Short task
The material below includes pictures; leave them out and return only the lines between the line containing "Clone this chart in matplotlib." and the line containing "ax.set_facecolor('#C9CACC')", inclusive, word for word.

Supplied records
************

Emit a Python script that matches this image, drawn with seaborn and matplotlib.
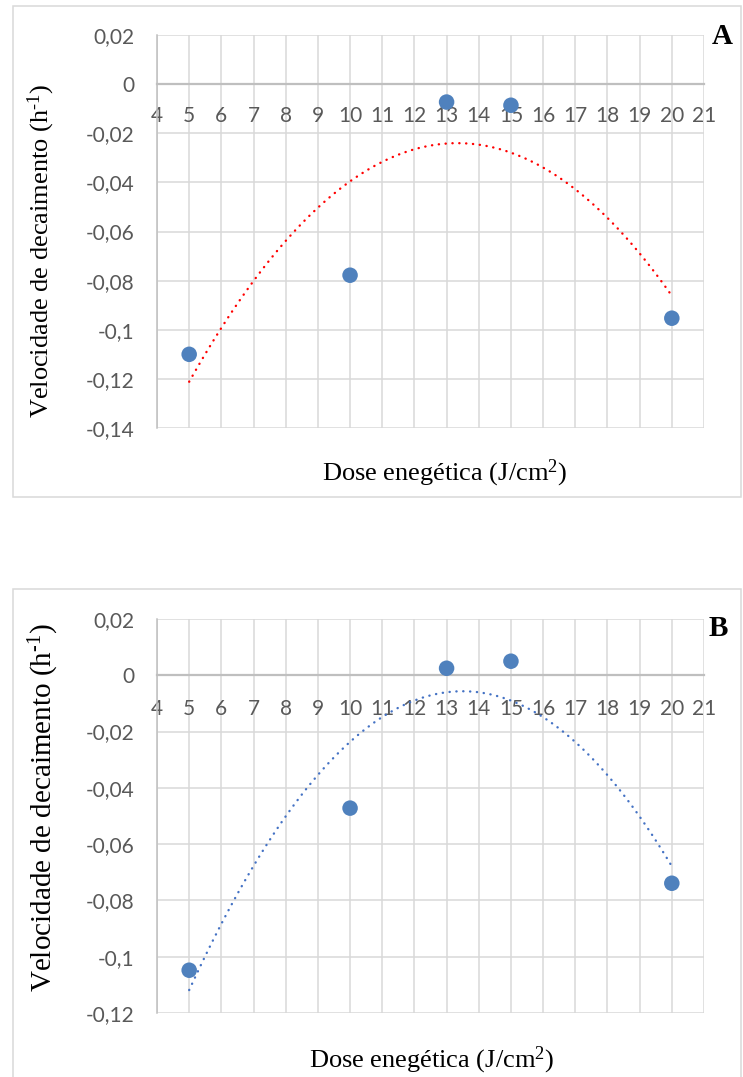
import numpy as np
import pandas as pd
import seaborn as sns
import matplotlib
matplotlib.use("Agg")
import matplotlib.pyplot as plt
from matplotlib.ticker import FuncFormatter, MultipleLocator
from matplotlib.patches import Rectangle

# Dose (J/cm2) and decay rate (h^-1) for the two experiments
dose = [5, 10, 13, 15, 20]
velocidade_a = [-0.110, -0.0778, -0.0073, -0.0086, -0.0953]
velocidade_b = [-0.1048, -0.0472, 0.0025, 0.005, -0.0739]
x_ticks = list(range(4, 22))
y_limits_a = (-0.14, 0.02)
y_limits_b = (-0.12, 0.02)
panel_labels = ["A", "B"]
x_title = "Dose enegética (J/cm$^{2}$)"
y_title = "Velocidade de decaimento (h$^{\\text{-1}}$)"

sns.set_theme(style="white")
plt.rcParams["font.family"] = ["Lato", "DejaVu Sans"]
plt.rcParams["mathtext.fontset"] = "custom"
plt.rcParams["mathtext.rm"] = "Liberation Serif"
plt.rcParams["mathtext.it"] = "Liberation Serif:italic"
plt.rcParams["mathtext.bf"] = "Liberation Serif:bold"

W, H = 743, 1077
fig = plt.figure(figsize=(W / 100, H / 100), dpi=100)
fig.patch.set_facecolor("white")

GRID = "#D9D9D9"
AXIS = "#BFBFBF"
TICK = "#595959"
POINT = "#4F81BD"


def fx(px):
    return px / W


def fy(py):
    return 1 - py / H


def comma_fmt(v, _pos):
    if abs(v) < 1e-12:
        return "0"
    return f"{v:g}".replace(".", ",")


def draw_panel(ax, values, ylim, trend_color, label, label_xy, xpad):
    df = pd.DataFrame({"dose": dose, "vel": values})
    sns.regplot(
        data=df, x="dose", y="vel", ax=ax, order=2, ci=None, truncate=True,
        scatter_kws=dict(s=125, color=POINT, edgecolor="none", alpha=1, zorder=4),
        line_kws=dict(color=trend_color, lw=1.7, linestyle=(0, (0.1, 2.8)),
                      dash_capstyle="round", zorder=3),
    )
    ax.set_xlim(x_ticks[0], x_ticks[-1])
    ax.set_ylim(*ylim)
    ax.set_xticks(x_ticks)
    ax.yaxis.set_major_locator(MultipleLocator(0.02))
    ax.yaxis.set_major_formatter(FuncFormatter(comma_fmt))
    ax.grid(True, color=GRID, lw=1.1)
    ax.set_axisbelow(True)
    for side in ("top", "right"):
        ax.spines[side].set_visible(False)
    ax.spines["bottom"].set_position(("data", 0))
    ax.spines["bottom"].set_color(AXIS)
    ax.spines["bottom"].set_linewidth(1.6)
    ax.spines["left"].set_color(AXIS)
    ax.spines["left"].set_linewidth(1.1)
    ax.tick_params(axis="x", length=0, pad=xpad, labelsize=15, labelcolor=TICK)
    ax.tick_params(axis="y", length=0, pad=16, labelsize=15, labelcolor=TICK)
    ax.set_xlabel("")
    ax.set_ylabel("")
    fig.text(fx(label_xy[0]), fy(label_xy[1]), label, family="Liberation Serif",
             fontweight="bold", fontsize=21, ha="center", va="center", color="black")


# Panel A
axA = fig.add_axes([fx(157), fy(428), fx(704) - fx(157), fy(35) - fy(428)])
draw_panel(axA, velocidade_a, y_limits_a, "#FF0000", panel_labels[0], (722, 36), 16)
fig.add_artist(Rectangle((fx(13), fy(497)), fx(741) - fx(13), fy(6) - fy(497),
                         transform=fig.transFigure, fill=False, ec=GRID, lw=1.1))
fig.text(fx(445), fy(473), x_title, family="Liberation Serif", fontsize=19,
         ha="center", va="center", color="black")
fig.text(fx(41), fy(251), y_title, family="Liberation Serif", fontsize=19,
         rotation=90, ha="center", va="center", color="black")

# Panel B
axB = fig.add_axes([fx(157), fy(1013), fx(704) - fx(157), fy(619) - fy(1013)])
draw_panel(axB, velocidade_b, y_limits_b, "#4472C4", panel_labels[1], (718, 628), 17)
fig.add_artist(Rectangle((fx(13), fy(1090)), fx(741) - fx(13), fy(589) - fy(1090),
                         transform=fig.transFigure, fill=False, ec=GRID, lw=1.1))
fig.text(fx(432), fy(1060), x_title, family="Liberation Serif", fontsize=19,
         ha="center", va="center", color="black")
fig.text(fx(44), fy(808), y_title, family="Liberation Serif", fontsize=21,
         rotation=90, ha="center", va="center", color="black")

fig.savefig("out.png", dpi=100)
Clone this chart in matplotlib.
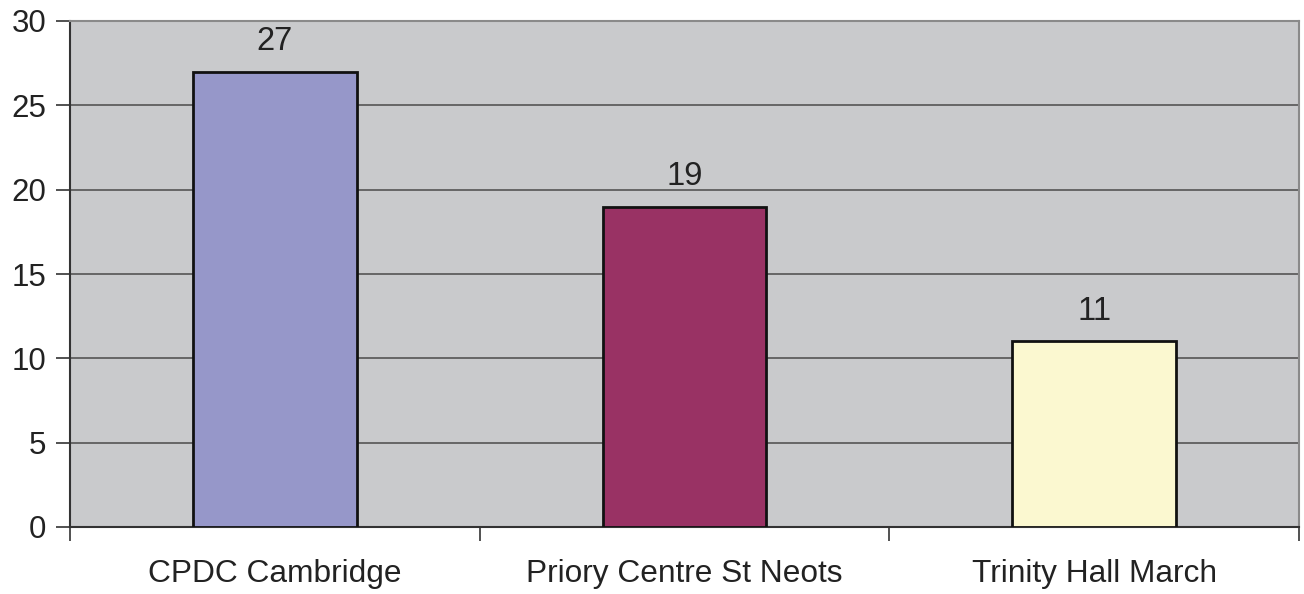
import matplotlib.pyplot as plt
from matplotlib.ticker import FixedLocator

plt.rcParams['font.family'] = ['Liberation Sans', 'DejaVu Sans']

venues = ['CPDC Cambridge', 'Priory Centre St Neots', 'Trinity Hall March']
counts = [27, 19, 11]
colours = ['#9697C9', '#993264', '#FBF8D0']

fig = plt.figure(figsize=(13.04, 5.94), dpi=100)
ax = fig.add_axes([70/1304, 1 - 527/594, (1299-70)/1304, (527-21)/594])
ax.set_facecolor('#C9CACC')

x = range(len(venues))
ax.bar(x, counts, width=0.4, color=colours, edgecolor='#111111', linewidth=2, zorder=3)
for i, v in zip(x, counts):
    ax.text(i, v + 1.3, str(v), ha='center', va='baseline', fontsize=23.5, color='#222222')

ax.set_xlim(-0.5, 2.5)
ax.set_ylim(0, 30)
ax.set_yticks(range(0, 31, 5))
ax.yaxis.grid(True, color='#555555', linewidth=1.2, zorder=1)
ax.tick_params(axis='y', labelsize=22.5, length=10, width=1.2, color='#333333', pad=7, labelcolor='#222222')

# category labels centred, ticks on category boundaries
ax.set_xticks(list(x))
ax.set_xticklabels(venues, fontsize=22.8, color='#222222')
ax.tick_params(axis='x', which='major', length=0, pad=23)
ax.xaxis.set_minor_locator(FixedLocator([-0.5, 0.5, 1.5, 2.5]))
ax.tick_params(axis='x', which='minor', length=10, width=1.2, color='#333333')

for side in ['left', 'bottom']:
    ax.spines[side].set_color('#333333')
    ax.spines[side].set_linewidth(1.5)
for side in ['top', 'right']:
    ax.spines[side].set_color('#8A8A8A')
    ax.spines[side].set_linewidth(1.5)

fig.savefig('out.png', dpi=100)
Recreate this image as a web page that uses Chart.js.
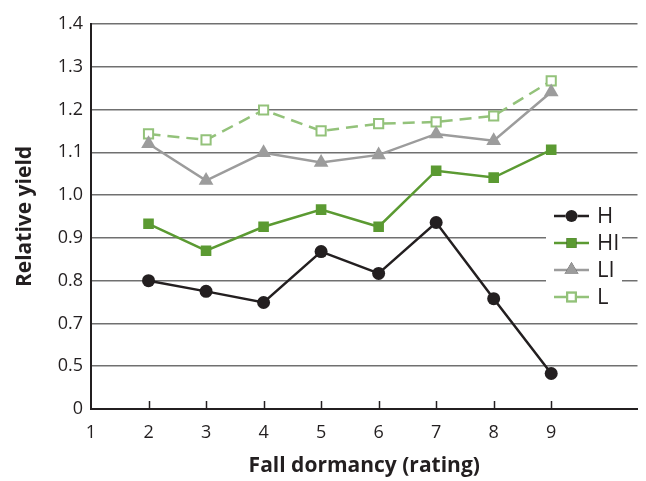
<!DOCTYPE html>
<html>
<head>
<meta charset="utf-8">
<script src="https://cdn.jsdelivr.net/npm/chart.js@4/dist/chart.umd.min.js"></script>
<style>
  body { margin: 0; background: #fff; }
  #wrap { width: 646px; height: 481px; }
</style>
</head>
<body>
<div id="wrap"><canvas id="yieldChart" width="646" height="481"></canvas></div>
<script>
'use strict'

// fall dormancy ratings on the x axis
var ratings = [2, 3, 4, 5, 6, 7, 8, 9];

// relative yield per series
var yieldH = [0.800, 0.775, 0.749, 0.868, 0.817, 0.936, 0.758, 0.583];
var yieldHI = [0.933, 0.870, 0.926, 0.966, 0.926, 1.057, 1.041, 1.106];
var yieldLI = [1.120, 1.034, 1.099, 1.076, 1.094, 1.143, 1.127, 1.241];
var yieldL = [1.143, 1.129, 1.199, 1.150, 1.167, 1.171, 1.185, 1.267];

// y tick labels as printed (axis is broken at the bottom)
var yTickLabels = { '0.5': '0', '0.6': '0.5' };

var textColor = '#231f20';
var fontFamily = '"Open Sans", Lato, sans-serif';

function toPoints(values) {
  return ratings.map(function (r, i) { return { x: r, y: values[i] }; });
}

var seriesList = [
  { label: 'H', data: yieldH, color: '#231f20', point: 'circle', radius: 6.5, fill: '#231f20', dash: [] },
  { label: 'HI', data: yieldHI, color: '#5b9a32', point: 'rect', radius: 7.5, fill: '#5b9a32', dash: [] },
  { label: 'LI', data: yieldLI, color: '#9c9c9c', point: 'triangle', radius: 8.5, fill: '#9c9c9c', dash: [] },
  { label: 'L', data: yieldL, color: '#93c27a', point: 'rect', radius: 6.5, fill: '#ffffff', dash: [12, 7] }
];

// inward tick marks on the x axis
var tickMarks = {
  id: 'tickMarks',
  afterDatasetsDraw: function (chart) {
    var ctx = chart.ctx;
    var xs = chart.scales.x;
    var bottom = chart.chartArea.bottom;
    ctx.save();
    ctx.strokeStyle = textColor;
    ctx.lineWidth = 1.5;
    ratings.forEach(function (r) {
      var px = Math.round(xs.getPixelForValue(r)) + 0.5;
      ctx.beginPath();
      ctx.moveTo(px, bottom);
      ctx.lineTo(px, bottom - 8);
      ctx.stroke();
    });
    ctx.restore();
  }
};

// legend with line + marker samples, inside the plot
var sideLegend = {
  id: 'sideLegend',
  afterDraw: function (chart) {
    var ctx = chart.ctx;
    ctx.save();
    ctx.fillStyle = '#ffffff';
    ctx.fillRect(546, 204, 76, 106);
    chart.data.datasets.forEach(function (ds, i) {
      var y = 216 + i * 27;
      var x0 = 554, x1 = 589;
      ctx.strokeStyle = ds.borderColor;
      ctx.lineWidth = 2.5;
      ctx.beginPath();
      ctx.moveTo(x0, y);
      ctx.lineTo(x1, y);
      ctx.stroke();
      Chart.helpers.drawPoint(ctx, {
        pointStyle: ds.pointStyle,
        radius: ds.pointRadius - 0.5,
        borderWidth: ds.pointBorderWidth,
        rotation: 0
      }, (x0 + x1) / 2, y);
      ctx.fillStyle = ds.pointBackgroundColor;
      ctx.strokeStyle = ds.borderColor;
      ctx.lineWidth = ds.pointBorderWidth;
      ctx.fill();
      if (ds.pointBorderWidth) ctx.stroke();
      ctx.fillStyle = textColor;
      ctx.font = '22px ' + fontFamily;
      ctx.textBaseline = 'middle';
      ctx.fillText(ds.label, 597, y + 1);
    });
    ctx.restore();
  }
};

var results = document.getElementById('yieldChart');

var yieldChart = new Chart(results, {
  type: 'line',
  data: {
    datasets: seriesList.map(function (s) {
      return {
        label: s.label,
        data: toPoints(s.data),
        borderColor: s.color,
        backgroundColor: s.fill,
        pointBackgroundColor: s.fill,
        pointBorderColor: s.color,
        pointBorderWidth: s.fill === '#ffffff' ? 2 : 0,
        pointStyle: s.point,
        pointRadius: s.radius,
        borderWidth: 2.5,
        borderDash: s.dash,
        tension: 0
      };
    })
  },
  options: {
    responsive: false,
    animation: false,
    layout: { padding: { top: 24, right: 8, left: 0, bottom: 0 } },
    plugins: {
      legend: { display: false },
      tooltip: { enabled: false }
    },
    scales: {
      x: {
        type: 'linear',
        min: 1,
        max: 10.5,
        afterBuildTicks: function (scale) {
          scale.ticks = [1, 2, 3, 4, 5, 6, 7, 8, 9].map(function (v) { return { value: v }; });
        },
        afterFit: function (scale) { scale.height = 72; },
        grid: { display: false },
        border: { color: textColor, width: 2 },
        ticks: {
          color: textColor,
          font: { family: fontFamily, size: 18 },
          padding: 5,
          maxRotation: 0
        },
        title: {
          display: true,
          text: 'Fall dormancy (rating)',
          color: textColor,
          font: { family: fontFamily, size: 21, weight: 'bold' },
          padding: { top: 0, bottom: 2 }
        }
      },
      y: {
        min: 0.5,
        max: 1.4,
        afterFit: function (scale) { scale.width = 91; },
        grid: {
          color: '#707070',
          lineWidth: 1.5,
          drawTicks: false
        },
        border: { color: textColor, width: 2 },
        ticks: {
          stepSize: 0.1,
          color: textColor,
          font: { family: fontFamily, size: 18 },
          padding: 8,
          callback: function (value) {
            var key = value.toFixed(1);
            return yTickLabels[key] !== undefined ? yTickLabels[key] : key;
          }
        },
        title: {
          display: true,
          text: 'Relative yield',
          color: textColor,
          font: { family: fontFamily, size: 21, weight: 'bold' },
          padding: { top: 12, bottom: 0 }
        }
      }
    }
  },
  plugins: [tickMarks, sideLegend]
});
</script>
</body>
</html>
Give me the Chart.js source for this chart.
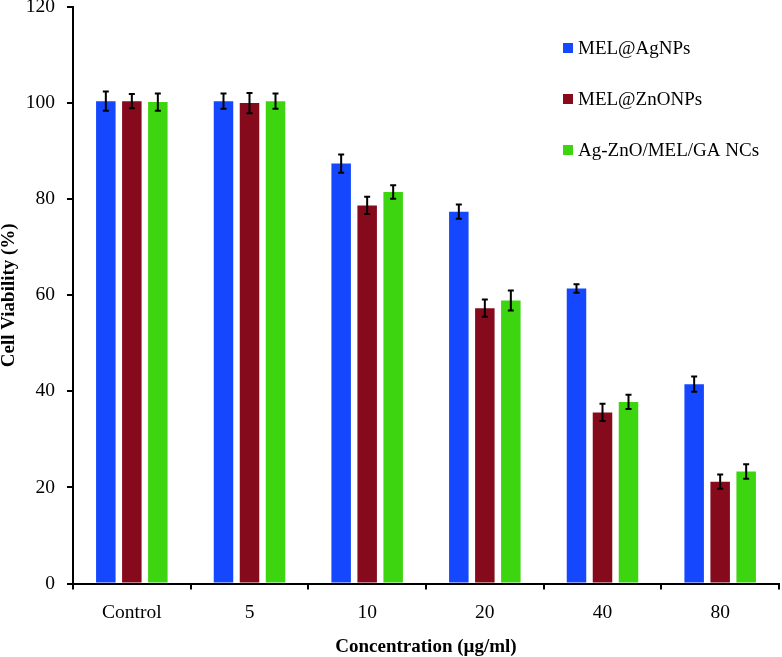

************

Result of the task
Clone this chart in matplotlib.
import matplotlib.pyplot as plt
from matplotlib.ticker import FixedLocator

plt.rcParams['font.family'] = ['Liberation Sans', 'DejaVu Sans']

venues = ['CPDC Cambridge', 'Priory Centre St Neots', 'Trinity Hall March']
counts = [27, 19, 11]
colours = ['#9697C9', '#993264', '#FBF8D0']

fig = plt.figure(figsize=(13.04, 5.94), dpi=100)
ax = fig.add_axes([70/1304, 1 - 527/594, (1299-70)/1304, (527-21)/594])
ax.set_facecolor('#C9CACC')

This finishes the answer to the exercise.